Whitehaven Coal has reported a 79 per cent decline in its earnings during the second half of last year on the prior corresponding period due to the pressures of low seaborne coal prices.
Whitehaven recorded an earnings before interest, taxes, depreciation and amortisation (EBITDA) of $37.2 million and a net loss of $94.5 million.
However, the company partially offset this by decreasing costs at its operations and increasing its sales volumes.
Using its business improvement program called Project Strive, Whitehaven aims to achieve greater consistency of operational performance for increased productivity and lower costs.
This has taken effect in the 2021 financial year, with Whitehaven estimating an achieved savings of 70 cents per tonne of coal.
The company anticipates this to rise to $2 per tonne within the next two years.
Despite Whitehaven not having direct exposure to China, the company stated Chinese restrictions on Australian coal imports did have an impact on the seaborne coal market, therefore its performance.

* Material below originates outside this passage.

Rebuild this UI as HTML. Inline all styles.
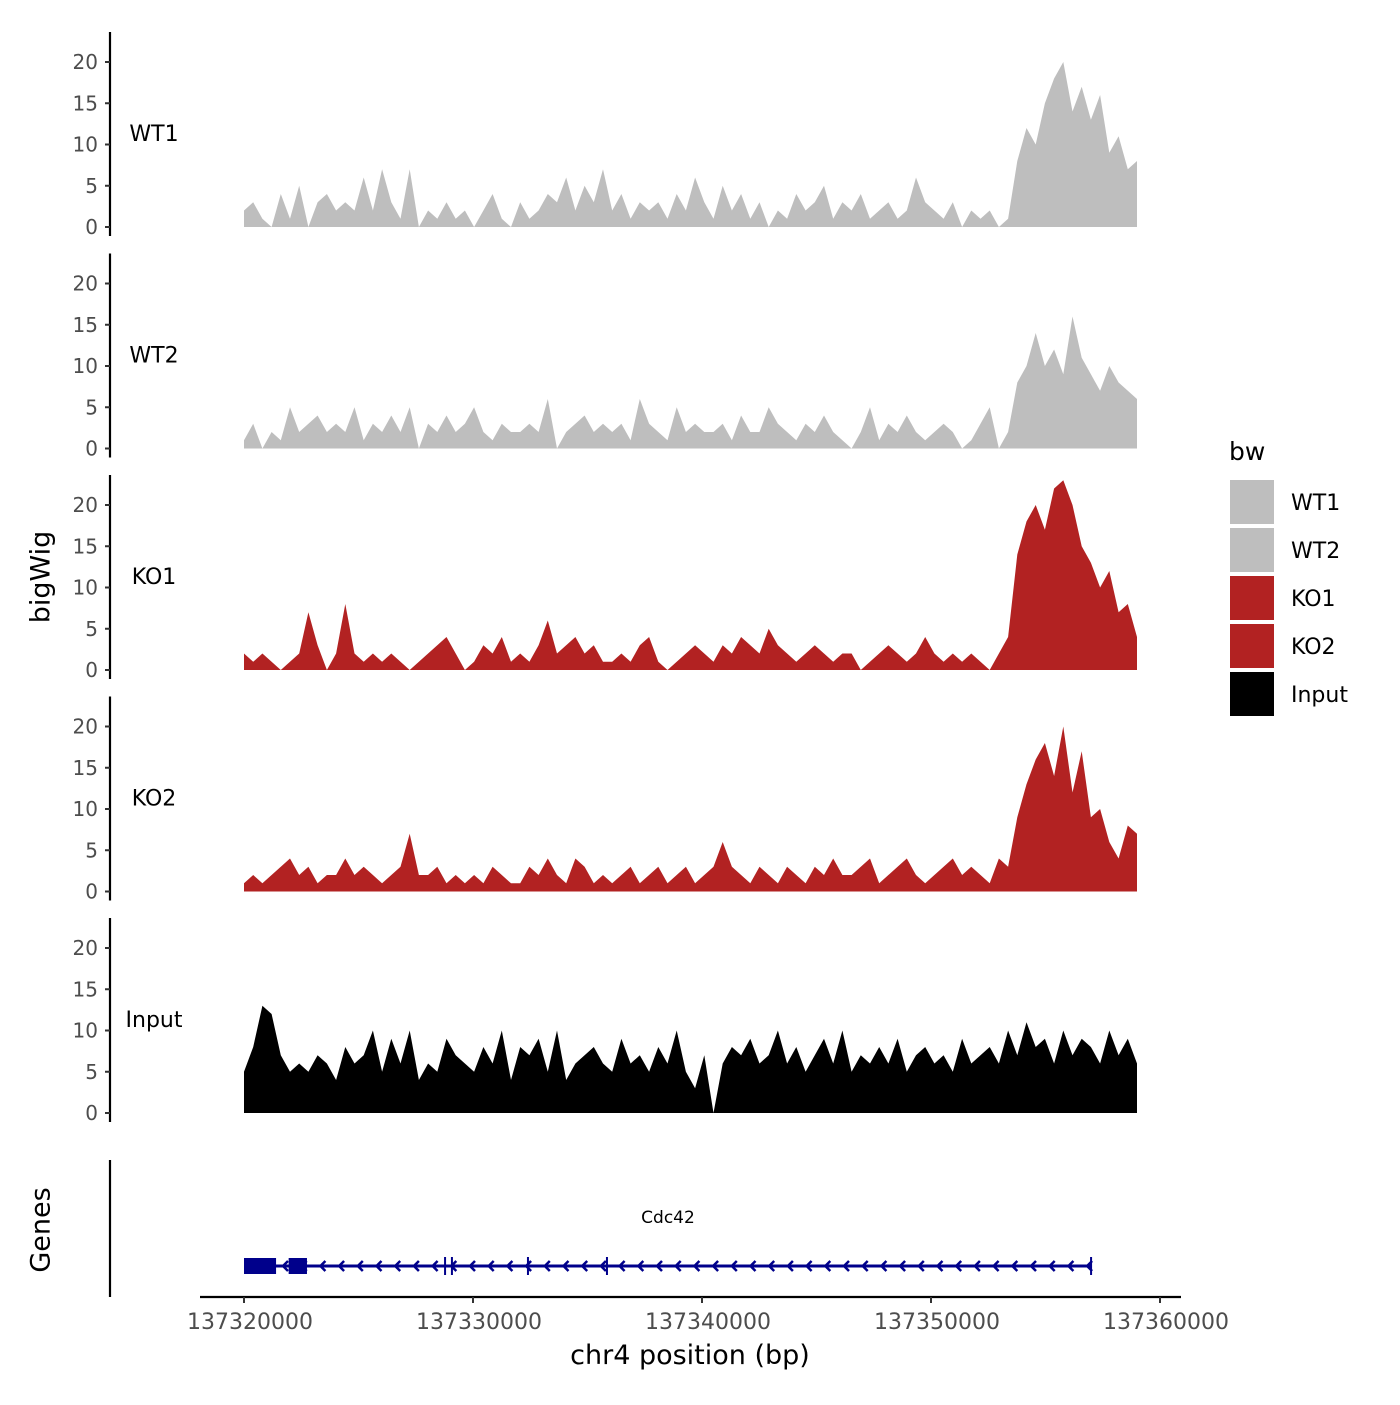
<!DOCTYPE html>
<html><head><meta charset="utf-8"><style>
body{margin:0;background:#fff}
svg text{font-family:"DejaVu Sans","Liberation Sans",sans-serif}
</style></head><body>
<svg id="chart" width="1400" height="1400" viewBox="0 0 1400 1400" xmlns="http://www.w3.org/2000/svg">
<rect width="1400" height="1400" fill="#fff"/>
<text x="42" y="577" font-size="27" text-anchor="middle" transform="rotate(-90 42 577)" dominant-baseline="middle">bigWig</text>
<text x="42" y="1230" font-size="27" text-anchor="middle" transform="rotate(-90 42 1230)" dominant-baseline="middle">Genes</text>
<text x="690" y="1364" font-size="27" text-anchor="middle">chr4 position (bp)</text>
<text x="1229" y="460" font-size="25">bw</text>
</svg>
<script>
const trackNames = ["WT1","WT2","KO1","KO2","Input"];
const trackColors = ["#bebebe","#bebebe","#b22222","#b22222","#000000"];
const startBp = 137320000;
const stepBp = 402;
const yTicks = [0,5,10,15,20];
const xTicks = [137320000,137330000,137340000,137350000,137360000];
const wt1 = [2,3,1,0,4,1,5,0,3,4, 2,3,2,6,2,7,3,1,7,0, 2,1,3,1,2,0,2,4,1,0, 3,1,2,4,3,6,2,5,3,7, 2,4,1,3,2,3,1,4,2,6, 3,1,5,2,4,1,3,0,2,1, 4,2,3,5,1,3,2,4,1,2, 3,1,2,6,3,2,1,3,0,2, 1,2,0,1,8,12,10,15,18,20,14,17,13,16,9,11,7,8];
const wt2 = [1,3,0,2,1,5,2,3,4,2, 3,2,5,1,3,2,4,2,5,0, 3,2,4,2,3,5,2,1,3,2, 2,3,2,6,0,2,3,4,2,3, 2,3,1,6,3,2,1,5,2,3, 2,2,3,1,4,2,2,5,3,2, 1,3,2,4,2,1,0,2,5,1, 3,2,4,2,1,2,3,2,0,1, 3,5,0,2,8,10,14,10,12,9,16,11,9,7,10,8,7,6];
const ko1 = [2,1,2,1,0,1,2,7,3,0, 2,8,2,1,2,1,2,1,0,1, 2,3,4,2,0,1,3,2,4,1, 2,1,3,6,2,3,4,2,3,1, 1,2,1,3,4,1,0,1,2,3, 2,1,3,2,4,3,2,5,3,2, 1,2,3,2,1,2,2,0,1,2, 3,2,1,2,4,2,1,2,1,2, 1,0,2,4,14,18,20,17,22,23,20,15,13,10,12,7,8,4];
const ko2 = [1,2,1,2,3,4,2,3,1,2, 2,4,2,3,2,1,2,3,7,2, 2,3,1,2,1,2,1,3,2,1, 1,3,2,4,2,1,4,3,1,2, 1,2,3,1,2,3,1,2,3,1, 2,3,6,3,2,1,3,2,1,3, 2,1,3,2,4,2,2,3,4,1, 2,3,4,2,1,2,3,4,2,3, 2,1,4,3,9,13,16,18,14,20,12,17,9,10,6,4,8,7];
const input = [5,8,13,12,7,5,6,5,7,6, 4,8,6,7,10,5,9,6,10,4, 6,5,9,7,6,5,8,6,10,4, 8,7,9,5,10,4,6,7,8,6, 5,9,6,7,5,8,6,10,5,3, 7,0,6,8,7,9,6,7,10,6, 8,5,7,9,6,10,5,7,6,8, 6,9,5,7,8,6,7,5,9,6, 7,8,6,10,7,11,8,9,6,10, 7,9,8,6,10,7,9,6];
const seriesList = [wt1,wt2,ko1,ko2,input];
const exonStarts = [137320000,137321950];
const exonEnds = [137321400,137322750];
const markerBps = [137328780,137329080,137332400,137335850,137356990];
const geneStart = 137320000, geneEnd = 137356990;

const NS="http://www.w3.org/2000/svg";
const svg=document.getElementById('chart');
function mk(tag,attrs,parent){const e=document.createElementNS(NS,tag);for(const k in attrs)e.setAttribute(k,attrs[k]);(parent||svg).appendChild(e);return e;}
function xScale(bp){return 244+(bp-startBp)*0.0229;}
function yScale(v,p){return 227+221.5*p-v*8.25;}

seriesList.forEach((vals,p)=>{
  const axis=mk('line',{x1:110,x2:110,y1:32+221.5*p,y2:236+221.5*p,stroke:'#000','stroke-width':2.2});
  
  
  yTicks.forEach(t=>{
    const y=yScale(t,p);
    const tk=mk('line',{x1:105,x2:110,y1:y,y2:y,stroke:'#333','stroke-width':2});
    
    
    const tl=mk('text',{x:98,y:y+7,'font-size':20,'text-anchor':'end',fill:'#4d4d4d'});
    tl.textContent=t;
    
    
  });
  const lab=mk('text',{x:154,y:141+221.5*p,'font-size':22,'text-anchor':'middle'});
  lab.textContent=trackNames[p];
  
  
  let d='M'+xScale(startBp)+','+yScale(0,p);
  vals.forEach((v,i)=>{d+=' L'+xScale(startBp+i*stepBp).toFixed(1)+','+yScale(v,p).toFixed(1);});
  d+=' L'+xScale(startBp+(vals.length-1)*stepBp).toFixed(1)+','+yScale(0,p)+' Z';
  const a=mk('path',{d:d,fill:trackColors[p]});
  
  
});

const gax=mk('line',{x1:110,x2:110,y1:1160,y2:1297,stroke:'#000','stroke-width':2.2});


const xax=mk('line',{x1:200,x2:1181,y1:1297,y2:1297,stroke:'#000','stroke-width':2.2});


xTicks.forEach(t=>{
  const x=xScale(t);
  const tk=mk('line',{x1:x,x2:x,y1:1297,y2:1303,stroke:'#333','stroke-width':2});
  
  
  const tl=mk('text',{x:x+6,y:1329,'font-size':22,'text-anchor':'middle',fill:'#4d4d4d'});
  tl.textContent=t;
  
  
});
const gl=mk('line',{x1:xScale(geneStart),x2:xScale(geneEnd),y1:1266,y2:1266,stroke:'#00008b','stroke-width':3});


for(let x=xScale(geneStart)+40;x<xScale(geneEnd);x+=18.7){
  const c=mk('path',{d:`M${x+4},${1261} L${x-1},${1266} L${x+4},${1271}`,fill:'none',stroke:'#00008b','stroke-width':2.5});
  
  
}
exonStarts.forEach((s,i)=>{
  const r=mk('rect',{x:xScale(s),y:1258,width:xScale(exonEnds[i])-xScale(s),height:16,fill:'#00008b'});
  
  
});
markerBps.forEach(b=>{
  const x=xScale(b);
  const m=mk('line',{x1:x,x2:x,y1:1257,y2:1275,stroke:'#00008b','stroke-width':2});
  
  
});
const gn=mk('text',{x:668,y:1223,'font-size':17,'text-anchor':'middle'});
gn.textContent='Cdc42';



const legendLabels=["WT1","WT2","KO1","KO2","Input"];
legendLabels.forEach((l,i)=>{
  const y=480+48*i;
  const r=mk('rect',{x:1230,y:y,width:44,height:44,fill:trackColors[i]});
  
  
  const t=mk('text',{x:1291,y:y+30,'font-size':22});
  t.textContent=l;
  
  
});
</script>
</body></html>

“The impacts of subdued pricing on seaborne coal markets were a key feature of the half-financial year results,” Whitehaven managing director and chief executive Paul Flynn said.
“The business responded strongly to these challenging market conditions through improvement measures that delivered meaningful cost reductions and greater efficiency, offsetting price headwinds to some extent.
“With future savings targets identified and coal markets rebalancing in response to demand signals, we are optimistic about achieving stronger outcomes through the second half.”
The company has been successful in renewing its metallurgical coal sales contracts and expects 2021 coal sales volumes to rebound to pre-COVID-19 levels.
Whitehaven’s equity run-of-mine (ROM) coal production for the half-year period was 28 per cent above the prior comparative period of 7.7 million tonnes.
Equity coal sales also rose mildly on the prior comparative period to 8.7 million tonnes, representing a 3 per cent increase.